Belgrade’s urban photo-bioreactor is the first of its kind in Serbia, using microalgae to bind carbon dioxide and produce pure oxygen through photosynthesis. The result? Improved air quality and a reduction in greenhouse gas emissions.
According to Dr. Ivan Spasojevic, one of the masterminds behind the project from the Institute for Multidisciplinary Research at the University of Belgrade, “The microalgae replaces two, 10-year-old trees or 200 square meters of lawn.”
Of course, this isn’t just some feel-good project aimed at making the city look greener (although it certainly doesn’t hurt). Belgrade is the fourth most polluted city in Serbia, thanks in no small part to the two coal power plants nearby that are among the top 10 dirtiest plants in Europe.
However, even though these are technically good for the environment, maybe we should just plant a couple of trees instead of build a “a bus stop filled with goo.”
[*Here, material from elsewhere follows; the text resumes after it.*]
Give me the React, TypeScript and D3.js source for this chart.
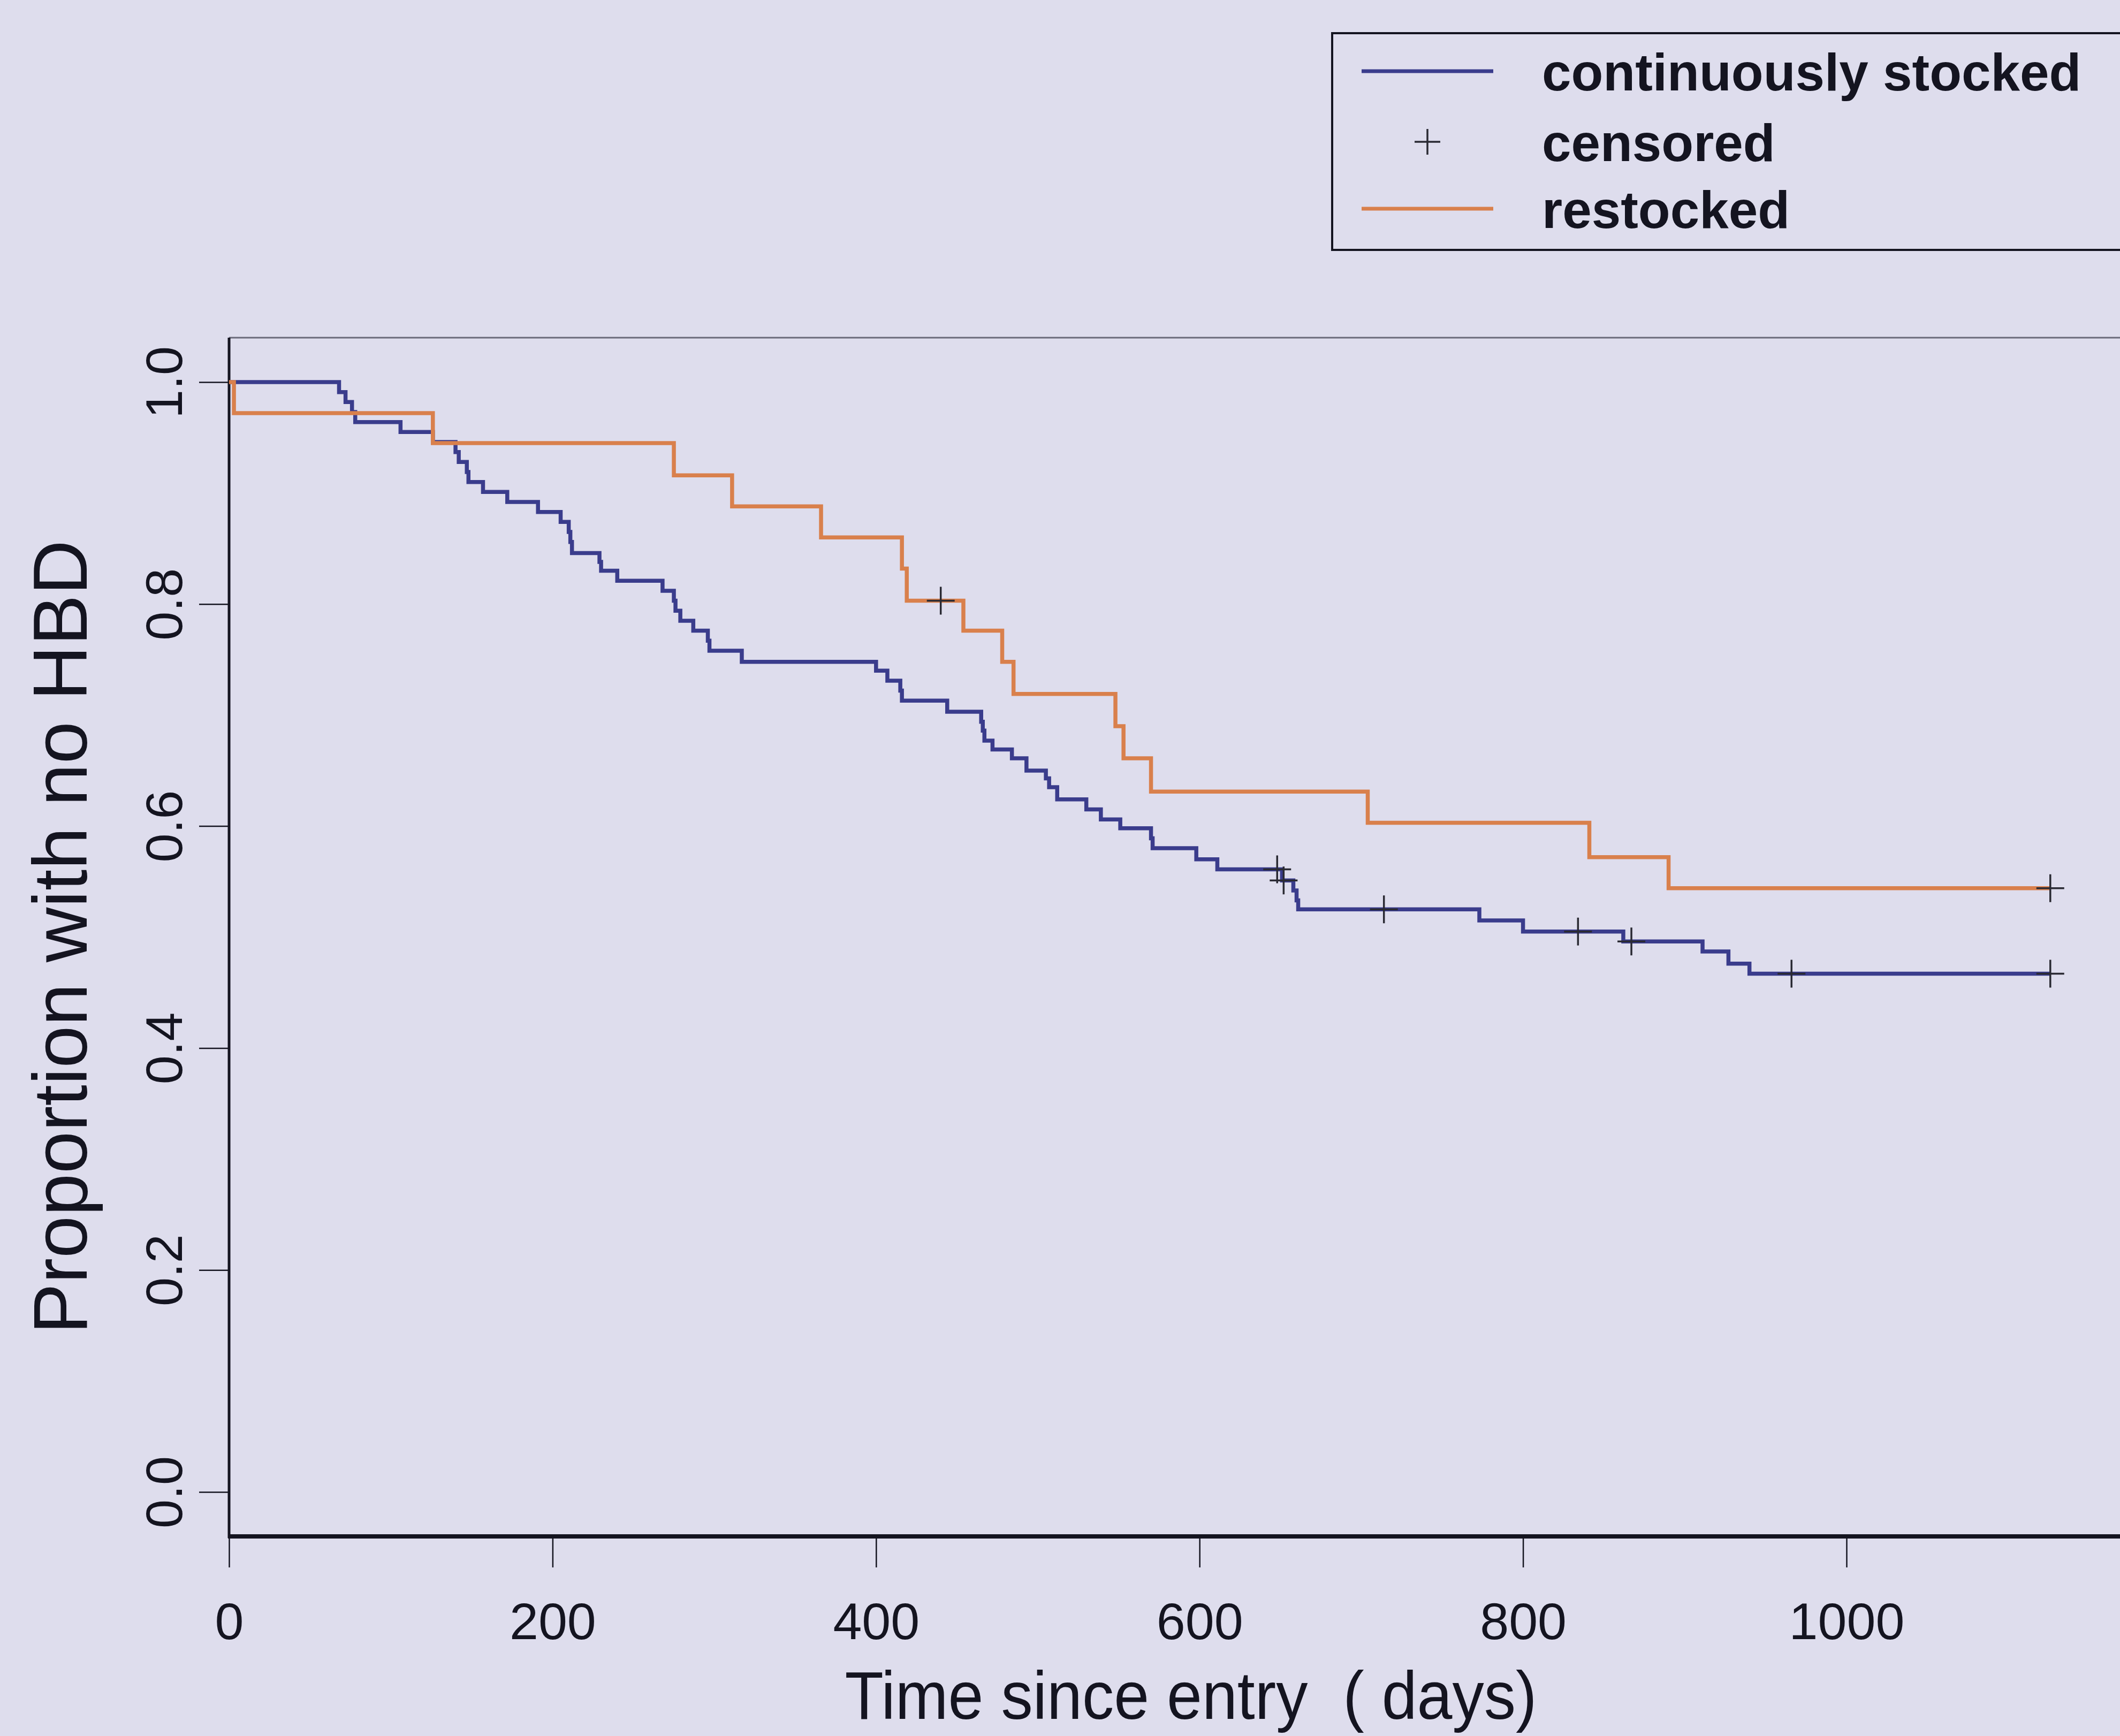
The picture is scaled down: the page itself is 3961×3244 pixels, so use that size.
import { useRef, useEffect } from 'react';
import * as d3 from 'd3';

const W = 3961, H = 3244;

/* ── Kaplan–Meier steps (day, proportion) ───────────────────────── */
const contTimes = [0, 68, 72, 76, 78, 106, 126, 140, 142, 147, 148, 157, 172, 191, 205, 210, 211, 212, 229, 230, 240,
  268, 275, 276, 279, 287, 296, 297, 317, 400, 407, 415, 416, 444, 465, 466, 467, 472, 484, 493, 505, 507, 512,
  530, 539, 551, 570, 571, 598, 611, 651, 658, 660, 661, 773, 800, 862, 911, 927, 940, 1126];
const contSurv = [1.0, 0.991, 0.982, 0.973, 0.964, 0.955, 0.946, 0.937, 0.928, 0.919, 0.910, 0.901, 0.892, 0.883, 0.874, 0.865, 0.856, 0.846, 0.838, 0.830, 0.821,
  0.812, 0.803, 0.794, 0.785, 0.776, 0.767, 0.758, 0.748, 0.740, 0.731, 0.722, 0.713, 0.703, 0.694, 0.686, 0.677, 0.669, 0.661, 0.650, 0.643, 0.635, 0.624,
  0.615, 0.606, 0.598, 0.589, 0.580, 0.570, 0.561, 0.551, 0.542, 0.533, 0.525, 0.515, 0.505, 0.496, 0.487, 0.476, 0.467, 0.467];
const contCensorTimes = [648, 652, 714, 834, 867, 966, 1126];
const contCensorSurv = [0.561, 0.551, 0.525, 0.505, 0.496, 0.467, 0.467];

const restTimes = [0, 3, 126, 275, 311, 366, 416, 419, 454, 478, 485, 548, 553, 570, 704, 841, 890, 1126];
const restSurv = [1.0, 0.972, 0.945, 0.916, 0.888, 0.860, 0.832, 0.803, 0.776, 0.748, 0.719, 0.690, 0.661, 0.631, 0.603, 0.572, 0.544, 0.544];
const restCensorTimes = [440, 1126];
const restCensorSurv = [0.803, 0.544];

const xTicks = [0, 200, 400, 600, 800, 1000];
const yTicks = [0, 0.2, 0.4, 0.6, 0.8, 1.0];

const legendLabels = ["continuously stocked", "censored", "restocked"];

const BG = "#dedded";
const BLUE = "#3a3c8c";
const ORANGE = "#d9804c";
const INK = "#141420";
const FONT = "'Liberation Sans', Arial, Helvetica, sans-serif";

function App() {
  const svgRef = useRef<SVGSVGElement>(null);

  useEffect(() => {
    const svg = d3.select(svgRef.current);
    svg.selectAll("*").remove();

    // pixel scales fitted to the reference axes
    const x = d3.scaleLinear().domain([0, 1000]).range([428, 3450]);
    const y = d3.scaleLinear().domain([0, 1]).range([2788, 714]);
    const top = y(1.04), bottom = y(-0.04), right = x(1200);

    svg.append("rect").attr("width", W).attr("height", H).attr("fill", BG);

    // frame: thin top, heavy left + bottom
    svg.append("line").attr("x1", x(0)).attr("x2", right).attr("y1", top).attr("y2", top)
      .attr("stroke", "#6a6a7a").attr("stroke-width", 3);
    svg.append("line").attr("x1", x(0)).attr("x2", x(0)).attr("y1", top).attr("y2", bottom + 3)
      .attr("stroke", INK).attr("stroke-width", 5);
    svg.append("line").attr("x1", x(0) - 2).attr("x2", right).attr("y1", bottom).attr("y2", bottom)
      .attr("stroke", INK).attr("stroke-width", 8);

    // Y axis
    const yAxis = svg.append("g")
      .attr("transform", `translate(${x(0)},0)`)
      .call(d3.axisLeft(y).tickValues(yTicks).tickFormat(d3.format(".1f")).tickSize(56));
    yAxis.select(".domain").remove();
    yAxis.selectAll("line").attr("stroke", INK).attr("stroke-width", 2.5);
    yAxis.selectAll("text")
      .attr("x", null).attr("dy", null)
      .attr("transform", "translate(-88,0) rotate(-90)")
      .attr("text-anchor", "middle")
      .attr("fill", INK)
      .style("font-family", FONT).style("font-size", "97px");

    // X axis
    const xAxis = svg.append("g")
      .attr("transform", `translate(0,${bottom})`)
      .call(d3.axisBottom(x).tickValues(xTicks).tickFormat(d3.format("d")).tickSize(58));
    xAxis.select(".domain").remove();
    xAxis.selectAll("line").attr("stroke", INK).attr("stroke-width", 2.5);
    xAxis.selectAll("text")
      .attr("y", 192).attr("dy", null)
      .attr("fill", INK)
      .style("font-family", FONT).style("font-size", "97px");

    // axis titles
    svg.append("text")
      .attr("transform", `translate(162,${(top + bottom) / 2}) rotate(-90)`)
      .attr("text-anchor", "middle")
      .attr("fill", INK)
      .style("font-family", FONT).style("font-size", "142px")
      .text("Proportion with no HBD");

    svg.append("text")
      .attr("x", 2225).attr("y", 3212)
      .attr("text-anchor", "middle")
      .attr("textLength", 1293).attr("lengthAdjust", "spacingAndGlyphs")
      .attr("fill", INK)
      .style("font-family", FONT).style("font-size", "126px").style("white-space", "pre")
      .text("Time since entry  ( days)");

    // survival curves
    const line = d3.line<[number, number]>()
      .x(d => x(d[0])).y(d => y(d[1]))
      .curve(d3.curveStepAfter);

    const series = [
      { times: contTimes, surv: contSurv, color: BLUE },
      { times: restTimes, surv: restSurv, color: ORANGE },
    ];
    series.forEach(s => {
      const pts = s.times.map((t, i) => [t, s.surv[i]] as [number, number]);
      svg.append("path")
        .attr("d", line(pts))
        .attr("fill", "none")
        .attr("stroke", s.color)
        .attr("stroke-width", 7.5)
        .attr("stroke-linejoin", "miter");
    });

    // censor marks
    const plus = (g, cx, cy, size) => {
      g.append("path")
        .attr("d", `M${cx - size / 2},${cy}H${cx + size / 2}M${cx},${cy - size / 2}V${cy + size / 2}`)
        .attr("stroke", "#2a2a33").attr("stroke-width", 3.5).attr("fill", "none");
    };
    const marks = svg.append("g");
    contCensorTimes.forEach((t, i) => plus(marks, x(t), y(contCensorSurv[i]), 52));
    restCensorTimes.forEach((t, i) => plus(marks, x(t), y(restCensorSurv[i]), 52));

    // legend
    const legend = svg.append("g");
    legend.append("rect")
      .attr("x", 2489).attr("y", 62).attr("width", 1700).attr("height", 405)
      .attr("fill", "none").attr("stroke", INK).attr("stroke-width", 4);

    const rowBase = [169, 301, 426];
    legendLabels.forEach((lab, i) => {
      const cy = rowBase[i] - 36;
      if (i === 1) {
        plus(legend, 2667, cy, 48);
      } else {
        legend.append("line")
          .attr("x1", 2544).attr("x2", 2790).attr("y1", cy).attr("y2", cy)
          .attr("stroke", i === 0 ? BLUE : ORANGE).attr("stroke-width", 7);
      }
      legend.append("text")
        .attr("x", 2881).attr("y", rowBase[i])
        .attr("fill", INK)
        .style("font-family", FONT).style("font-size", "98px").style("font-weight", "bold")
        .text(lab);
    });
  }, []);

  return (
    <svg ref={svgRef} width={W} height={H}
      style={{ position: 'absolute', left: 0, top: 0, display: 'block' }} />
  );
}

export default App;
Why would you want a tree (home to birds and squirrels, rustles in the breeze, changes colors with the seasons, a subtle reminder that life ebbs and flows and grows and was here before us and will outlast us all) when you could have A Bus Stop Filled With Goo https://t.co/aFNVHEOAGG
— Rodger Sherman (@rodger) March 29, 2023
— Fred Simon (@FredSimonTLM) March 30, 2023
Wake up, new man made horror beyond your comprehension just dropped! https://t.co/BTgwaBEh0q
— Swig 🇺🇸 (@OldRowSwig) March 30, 2023
big day for people that wanted trees to be replaced by green slime in a glass tank (no one) https://t.co/LOoiQtOUbw
— Hurt CoPain (@SaeedDiCaprio) March 30, 2023
Still, it’s good to know people are working on solutions for areas where planting trees just isn’t feasible, even if it does look like a box of sewage.